Linux Firmware Update Utility Fwupd Will Use Zstd Compression for Future Releases

The devs are also considering enforcing signed commits in an attempt to prevent supply chain issues like the XZ backdoor.
Fwupd 1.5.6

Fwupd developer and maintainer Richard Hughes announced today that future releases of the popular Linux firmware updater used by GNU/Linux distributions to update the firmware of various hardware devices are moving away from XZ Utils and will adopt Zstandard (zstd) instead.

After the XZ backdoor fiasco, now open-source developers are looking for an alternative compression utility, and the obvious choice these days is Zstandard (also known as zstd for short), which provides a lossless data compression algorithm that proves to be faster than XZ when decompressing.

Zstandard was developed by Yann Collet at Facebook. Apart from being known for fast compression, it also provides high compression ratios compared to XZ. According to Richard Hughes, the fwupd metadata compressed with zstd is around 3 percent smaller than the one compressed with XZ.

However, the real benefit of using Zstandard for compressing fwupd metadata is that the developers trust it a lot more than XZ now, and this is just the beginning because more and more open-source projects will start adopting zstd to ensure the safety of their users.

“This week we learned that xz wasn’t the kind of thing we want to depend on,” said Richard Hughes. “Out of an abundance of caution (and to be clear — my understanding is there is no fwupd or LVFS security problem of any kind) I’ve switched the LVFS to also generate zstd metadata, make libxmlb no longer hard depend on lzma and switched fwupd to prefer the zstd metadata over the xz metadata.”

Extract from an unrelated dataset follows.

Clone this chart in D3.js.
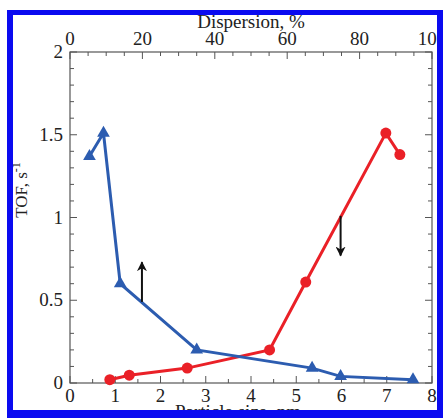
<!DOCTYPE html>
<html>
<head>
<meta charset="utf-8">
<script src="https://cdn.jsdelivr.net/npm/d3@7"></script>
<style>
  html, body { margin: 0; padding: 0; background: #fff; }
  svg { display: block; }
  text { font-family: "Liberation Serif", "DejaVu Serif", serif; fill: #222; }
</style>
</head>
<body>
<svg id="chart" width="443" height="418"></svg>
<script>
// Particle size (nm) vs TOF (s^-1)
const sizeBlue = [0.43, 0.74, 1.11, 2.80, 5.35, 5.98, 7.58];
const tofBlue  = [1.37, 1.51, 0.60, 0.20, 0.09, 0.04, 0.02];
const sizeRed  = [0.88, 1.31, 2.59, 4.41, 5.21, 6.98, 7.29];
const tofRed   = [0.02, 0.047, 0.09, 0.20, 0.61, 1.51, 1.38];

// Trend arrows: [x, yFrom, yTo]
const arrows = [[1.59, 0.49, 0.73], [5.98, 1.01, 0.77]];

const sizeTicks = [0, 1, 2, 3, 4, 5, 6, 7, 8];
const dispTicks = [0, 20, 40, 60, 80, 100];
const tofTicks = [0, 0.5, 1, 1.5, 2];

const svg = d3.select("#chart");
const plotL = 70, plotR = 432, plotT = 52, plotB = 383;

const x = d3.scaleLinear().domain([0, 8]).range([plotL, plotR]);
const xTop = d3.scaleLinear().domain([0, 100]).range([plotL, plotR]);
const y = d3.scaleLinear().domain([0, 2]).range([plotB, plotT]);

const blue = "#2c5cb0", red = "#ea2027";

// Frame
svg.append("rect").attr("x", plotL).attr("y", plotT)
  .attr("width", plotR - plotL).attr("height", plotB - plotT)
  .attr("fill", "none").attr("stroke", "#555").attr("stroke-width", 1.2);

const tickColor = "#555";
// Bottom axis ticks (inward)
const xMinor = d3.range(0, 8.01, 0.5);
svg.append("g").selectAll("line").data(xMinor).join("line")
  .attr("x1", d => x(d)).attr("x2", d => x(d))
  .attr("y1", plotB).attr("y2", d => plotB - (Number.isInteger(d) ? 7 : 4))
  .attr("stroke", tickColor);
// Top axis ticks (inward)
const topMinor = d3.range(0, 100.1, 5);
svg.append("g").selectAll("line").data(topMinor).join("line")
  .attr("x1", d => xTop(d)).attr("x2", d => xTop(d))
  .attr("y1", plotT).attr("y2", d => plotT + (d % 20 === 0 ? 7 : 4))
  .attr("stroke", tickColor);
// Left and right ticks (inward)
const yMinor = d3.range(0, 2.001, 0.1).map(v => Math.round(v * 10) / 10);
const yg = svg.append("g");
yg.selectAll("line.l").data(yMinor).join("line").attr("class", "l")
  .attr("x1", plotL).attr("x2", d => plotL + (Math.round(d * 10) % 5 === 0 ? 7 : 4))
  .attr("y1", d => y(d)).attr("y2", d => y(d)).attr("stroke", tickColor);
yg.selectAll("line.r").data(yMinor).join("line").attr("class", "r")
  .attr("x1", plotR).attr("x2", d => plotR - (Math.round(d * 10) % 5 === 0 ? 7 : 4))
  .attr("y1", d => y(d)).attr("y2", d => y(d)).attr("stroke", tickColor);

// Tick labels
svg.append("g").selectAll("text").data(sizeTicks).join("text")
  .attr("x", d => x(d)).attr("y", 402).attr("text-anchor", "middle")
  .attr("font-size", 19).text(d => d);
svg.append("g").selectAll("text").data(dispTicks).join("text")
  .attr("x", d => xTop(d)).attr("y", 45).attr("text-anchor", "middle")
  .attr("font-size", 19).text(d => d);
svg.append("g").selectAll("text").data(tofTicks).join("text")
  .attr("x", 63).attr("y", d => y(d) + 6).attr("text-anchor", "end")
  .attr("font-size", 19).text(d => d);

// Axis titles
svg.append("text").attr("x", 251).attr("y", 28).attr("text-anchor", "middle")
  .attr("font-size", 19).text("Dispersion, %");
svg.append("text").attr("x", 238).attr("y", 418).attr("text-anchor", "middle")
  .attr("font-size", 19).text("Particle size, nm");
const yt = svg.append("text")
  .attr("transform", "translate(27,190) rotate(-90)")
  .attr("text-anchor", "middle").attr("font-size", 17);
yt.append("tspan").text("TOF, s");
yt.append("tspan").attr("dy", -7).attr("font-size", 12).text("-1");

// Series
const line = d3.line().x(d => x(d[0])).y(d => y(d[1]));
const blueData = d3.zip(sizeBlue, tofBlue);
const redData = d3.zip(sizeRed, tofRed);

svg.append("path").datum(redData).attr("d", line)
  .attr("fill", "none").attr("stroke", red).attr("stroke-width", 3);
svg.append("g").selectAll("circle").data(redData).join("circle")
  .attr("cx", d => x(d[0])).attr("cy", d => y(d[1])).attr("r", 5.5)
  .attr("fill", red);

svg.append("path").datum(blueData).attr("d", line)
  .attr("fill", "none").attr("stroke", blue).attr("stroke-width", 3);
const tri = d3.symbol().type(d3.symbolTriangle).size(70);
svg.append("g").selectAll("path").data(blueData).join("path")
  .attr("transform", d => `translate(${x(d[0])},${y(d[1])})`)
  .attr("d", tri).attr("fill", blue);

// Arrows
const defs = svg.append("defs");
defs.append("marker").attr("id", "head").attr("viewBox", "0 0 10 10")
  .attr("refX", 9).attr("refY", 5).attr("markerWidth", 5).attr("markerHeight", 5)
  .attr("orient", "auto").attr("markerUnits", "strokeWidth")
  .append("path").attr("d", "M0,0 L10,5 L0,10 L3,5 Z").attr("fill", "#111");
svg.append("g").selectAll("line").data(arrows).join("line")
  .attr("x1", d => x(d[0])).attr("x2", d => x(d[0]))
  .attr("y1", d => y(d[1])).attr("y2", d => y(d[2]))
  .attr("stroke", "#111").attr("stroke-width", 2)
  .attr("marker-end", "url(#head)");

// Outer border (drawn last so it trims the titles)
const bc = "#0a0af0";
svg.append("rect").attr("x", 0).attr("y", 0).attr("width", 443).attr("height", 10).attr("fill", "#fff");
svg.append("rect").attr("x", 0).attr("y", 0).attr("width", 7).attr("height", 418).attr("fill", "#fff");
svg.append("rect").attr("x", 7).attr("y", 10).attr("width", 436).attr("height", 5).attr("fill", bc);
svg.append("rect").attr("x", 7).attr("y", 10).attr("width", 6).attr("height", 408).attr("fill", bc);
svg.append("rect").attr("x", 437).attr("y", 10).attr("width", 6).attr("height", 408).attr("fill", bc);
svg.append("rect").attr("x", 7).attr("y", 410).attr("width", 436).attr("height", 8).attr("fill", bc);
</script>
</body>
</html>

Many popular GNU/Linux distributions are already using zstd as the default package compression method for faster installations, including Arch Linux, which adopted the Zstandard method in October 2019 with the release of the Pacman 5.2 package manager and switched from XZ to zstd for all packages in the official repository in January 2020.

In related news, Richard Hughes announced today that he is also considering enforcing signed commits for fwupd in an attempt to prevent supply chain issues like the XZ backdoor. However, this is something that is still being discussed on the project’s GitHub page.